REQUIREMENT.
Find the lines holding "with" and copy them.

◆ ◆ ◆

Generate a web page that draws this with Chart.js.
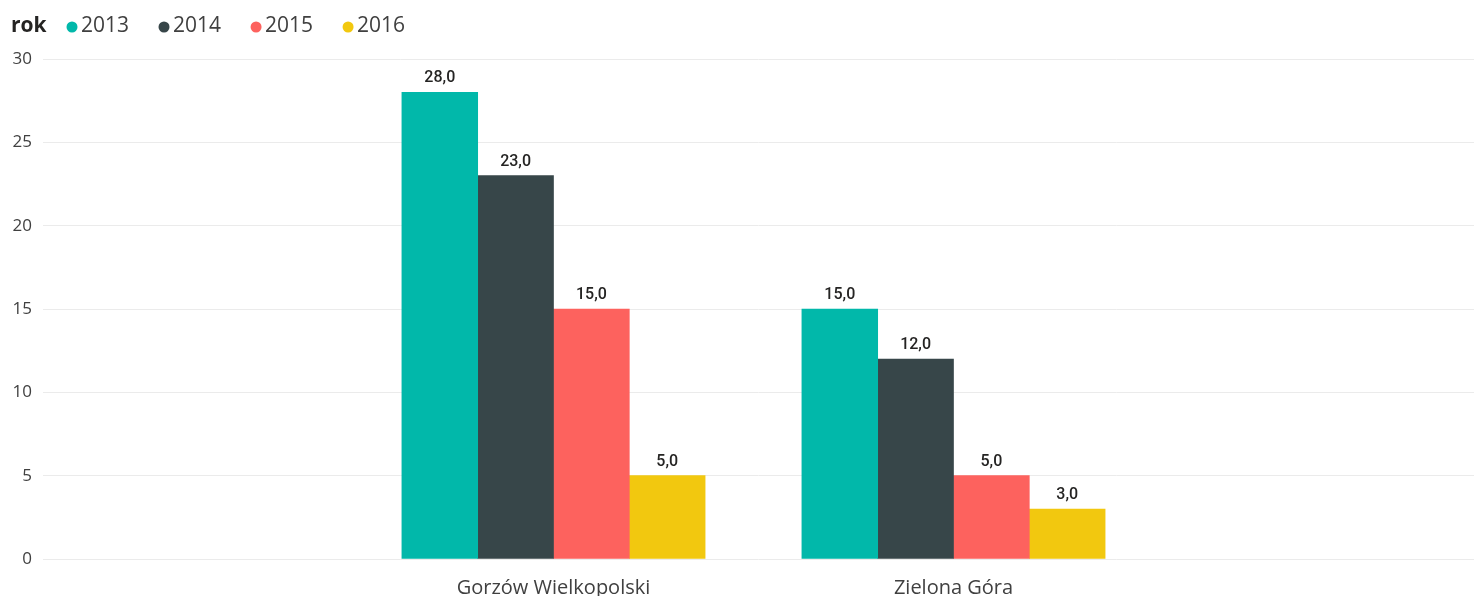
<!DOCTYPE html>
<html>
<head>
<meta charset="utf-8">
<script src="https://cdn.jsdelivr.net/npm/chart.js@4/dist/chart.umd.min.js"></script>
<style>
  html, body { margin: 0; padding: 0; background: #fff; }
  #wrap { width: 1474px; height: 596px; position: relative; }
</style>
</head>
<body>
<div id="wrap"><canvas id="rokChart"></canvas></div>
<script>
// data
const categories = ["Gorzów Wielkopolski", "Zielona Góra"];
const years = ["2013", "2014", "2015", "2016"];
const values2013 = [28, 15];
const values2014 = [23, 12];
const values2015 = [15, 5];
const values2016 = [5, 3];
const yTicks = [0, 5, 10, 15, 20, 25, 30];
const legendTitle = "rok";

const colors = ["#01B8AA", "#374649", "#FD625E", "#F2C80F"];
const allValues = [values2013, values2014, values2015, values2016];

// categories sit at 1, 2 on a linear axis so the group can be placed like Power BI does
const catPos = categories.map((c, i) => i + 1);

const datasets = years.map((y, i) => ({
    label: y,
    data: allValues[i].map((v, j) => ({ x: catPos[j], y: v })),
    backgroundColor: colors[i],
    borderWidth: 0,
    barThickness: 75.8
}));

// value labels above bars, Polish decimal comma
const barLabels = {
    id: "barLabels",
    afterDatasetsDraw(chart) {
        const ctx = chart.ctx;
        ctx.save();
        ctx.font = "500 16px Roboto";
        ctx.fillStyle = "#252423";
        ctx.textAlign = "center";
        ctx.textBaseline = "bottom";
        chart.data.datasets.forEach((ds, i) => {
            chart.getDatasetMeta(i).data.forEach((bar, j) => {
                const txt = ds.data[j].y.toFixed(1).replace(".", ",");
                ctx.fillText(txt, bar.x, bar.y - 6);
            });
        });
        ctx.restore();
    }
};

// legend with bold title on the same line
const inlineLegend = {
    id: "inlineLegend",
    afterDraw(chart) {
        const ctx = chart.ctx;
        ctx.save();
        ctx.textBaseline = "middle";
        ctx.textAlign = "left";
        ctx.font = "bold 21px 'Open Sans'";
        ctx.fillStyle = "#252423";
        const cy = 26;
        ctx.fillText(legendTitle, 11, cy);
        let x = 72;
        ctx.font = "21px 'Open Sans'";
        chart.data.datasets.forEach((ds) => {
            ctx.beginPath();
            ctx.fillStyle = ds.backgroundColor;
            ctx.arc(x, cy + 1, 5.5, 0, Math.PI * 2);
            ctx.fill();
            ctx.fillStyle = "#404040";
            ctx.fillText(ds.label, x + 9, cy);
            x += 9 + ctx.measureText(ds.label).width + 35;
        });
        ctx.restore();
    }
};

new Chart(document.getElementById("rokChart").getContext("2d"), {
    type: "bar",
    data: { datasets: datasets },
    options: {
        responsive: true,
        maintainAspectRatio: false,
        animation: false,
        layout: { padding: { top: 59, right: 0, bottom: 0, left: 0 } },
        scales: {
            x: {
                type: "linear",
                offset: false,
                min: -0.27625,
                max: 3.30125,
                grid: { display: false },
                border: { display: false },
                afterBuildTicks: (scale) => {
                    scale.ticks = catPos.map(v => ({ value: v }));
                },
                afterFit: (scale) => { scale.height = 37; },
                ticks: {
                    autoSkip: false,
                    maxRotation: 0,
                    padding: 9,
                    color: "#404040",
                    font: { family: "'Open Sans'", size: 20 },
                    callback: (value, index) => categories[index]
                }
            },
            y: {
                min: 0,
                max: 30,
                afterBuildTicks: (scale) => {
                    scale.ticks = yTicks.map(v => ({ value: v }));
                },
                afterFit: (scale) => { scale.width = 43; },
                grid: { color: "#ebebeb", drawTicks: false, lineWidth: 1 },
                border: { display: false },
                ticks: {
                    padding: 11,
                    color: "#404040",
                    font: { family: "'Open Sans'", size: 17 }
                }
            }
        },
        plugins: {
            legend: { display: false },
            tooltip: { enabled: false }
        }
    },
    plugins: [barLabels, inlineLegend]
});
</script>
</body>
</html>
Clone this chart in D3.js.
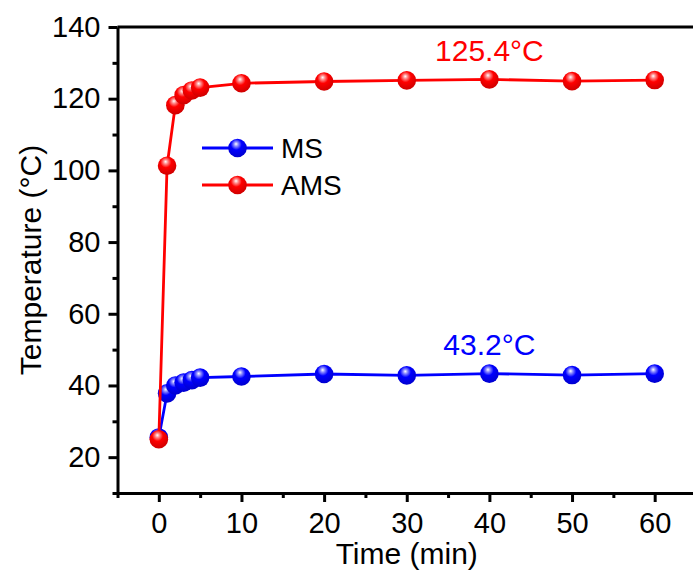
<!DOCTYPE html>
<html>
<head>
<meta charset="utf-8">
<script src="https://cdn.jsdelivr.net/npm/d3@7"></script>
<style>
  body { margin: 0; background: #fff; }
  svg text { font-family: "Liberation Sans", Arial, Helvetica, sans-serif; }
</style>
</head>
<body>
<div id="chart"></div>
<script>
// data
const times = [0, 1, 2, 3, 4, 5, 10, 20, 30, 40, 50, 60];
const msTemps = [25.5, 37.8, 40.0, 40.8, 41.5, 42.2, 42.5, 43.2, 42.8, 43.3, 42.9, 43.3];
const amsTemps = [25.0, 101.3, 118.2, 121.0, 122.3, 123.1, 124.3, 124.8, 125.1, 125.4, 124.9, 125.2];
const seriesNames = ["MS", "AMS"];
const seriesColors = ["#0000ff", "#ff0000"];
const peakLabels = ["43.2°C", "125.4°C"];
const xTicks = [0, 10, 20, 30, 40, 50, 60];
const xMinor = [-5, 5, 15, 25, 35, 45, 55, 65];
const yTicks = [20, 40, 60, 80, 100, 120, 140];
const yMinor = [10, 30, 50, 70, 90, 110, 130];

const width = 693, height = 577;
const margin = { left: 117.5, top: 27, right: -3, bottom: 84 };

const svg = d3.select("#chart")
  .append("svg")
  .attr("width", width)
  .attr("height", height);

const x = d3.scaleLinear().domain([-5, 65]).range([margin.left, width - margin.right]);
const y = d3.scaleLinear().domain([10, 140]).range([height - margin.bottom, margin.top]);

// sphere gradients for the markers
const defs = svg.append("defs");
seriesColors.forEach((c, i) => {
  const g = defs.append("radialGradient")
    .attr("id", "ball" + i)
    .attr("cx", "45%").attr("cy", "35%").attr("r", "65%")
    .attr("fx", "42%").attr("fy", "28%");
  g.append("stop").attr("offset", "0%").attr("stop-color", "#ffffff");
  g.append("stop").attr("offset", "18%").attr("stop-color", d3.interpolateRgb("#fff", c)(0.45));
  g.append("stop").attr("offset", "45%").attr("stop-color", c);
  g.append("stop").attr("offset", "100%").attr("stop-color", d3.rgb(c).darker(0.6));
});

// axes
const axisFont = 29;
svg.append("g")
  .attr("transform", `translate(0,${y(10)})`)
  .call(d3.axisBottom(x).tickValues(xTicks).tickSize(9).tickSizeOuter(0).tickPadding(10));
svg.append("g")
  .attr("transform", `translate(0,${y(10)})`)
  .call(d3.axisBottom(x).tickValues(xMinor).tickSize(5).tickSizeOuter(0).tickFormat(""))
  .call(g => g.select(".domain").remove());

svg.append("g")
  .attr("transform", `translate(${x(-5)},0)`)
  .call(d3.axisLeft(y).tickValues(yTicks).tickSize(9).tickSizeOuter(0).tickPadding(8));
svg.append("g")
  .attr("transform", `translate(${x(-5)},0)`)
  .call(d3.axisLeft(y).tickValues(yMinor).tickSize(5).tickSizeOuter(0).tickFormat(""))
  .call(g => g.select(".domain").remove());

// top and right frame
svg.append("line")
  .attr("x1", x(-5)).attr("x2", x(65))
  .attr("y1", y(140)).attr("y2", y(140))
  .attr("stroke", "#000").attr("stroke-width", 3);
svg.append("line")
  .attr("x1", x(65)).attr("x2", x(65))
  .attr("y1", y(140)).attr("y2", y(10))
  .attr("stroke", "#000").attr("stroke-width", 3);

svg.selectAll(".domain, .tick line")
  .attr("stroke", "#000").attr("stroke-width", 3);
svg.selectAll(".tick text")
  .attr("font-size", axisFont).attr("fill", "#000");

// axis titles
svg.append("text")
  .attr("x", (x(-5) + x(65)) / 2)
  .attr("y", 564)
  .attr("text-anchor", "middle")
  .attr("font-size", 30)
  .text("Time (min)");
svg.append("text")
  .attr("transform", `translate(41,${(y(10) + y(140)) / 2}) rotate(-90)`)
  .attr("text-anchor", "middle")
  .attr("font-size", 30)
  .text("Temperature (°C)");

// series
const allSeries = [msTemps, amsTemps];
const line = d3.line().x(d => x(d[0])).y(d => y(d[1]));

allSeries.forEach((vals, i) => {
  const pts = times.map((t, j) => [t, vals[j]]);
  svg.append("path")
    .datum(pts)
    .attr("fill", "none")
    .attr("stroke", seriesColors[i])
    .attr("stroke-width", 2.8)
    .attr("d", line);
  svg.append("g")
    .selectAll("circle")
    .data(pts)
    .join("circle")
    .attr("cx", d => x(d[0]))
    .attr("cy", d => y(d[1]))
    .attr("r", 9.3)
    .attr("fill", `url(#ball${i})`);
});

// peak annotations
peakLabels.forEach((lab, i) => {
  svg.append("text")
    .attr("x", x(40))
    .attr("y", i === 0 ? 355 : 61)
    .attr("text-anchor", "middle")
    .attr("font-size", 30)
    .attr("fill", seriesColors[i])
    .text(lab);
});

// legend
const legend = svg.append("g");
seriesNames.forEach((name, i) => {
  const ly = 148 + i * 37;
  legend.append("line")
    .attr("x1", 202).attr("x2", 273)
    .attr("y1", ly).attr("y2", ly)
    .attr("stroke", seriesColors[i]).attr("stroke-width", 2.8);
  legend.append("circle")
    .attr("cx", 237.5).attr("cy", ly).attr("r", 9.3)
    .attr("fill", `url(#ball${i})`);
  legend.append("text")
    .attr("x", 281).attr("y", ly + 10)
    .attr("font-size", 28)
    .text(name);
});
</script>
</body>
</html>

◆ ◆ ◆

RESULT.
Generate a web page that draws this with Chart.js.
// legend with bold title on the same line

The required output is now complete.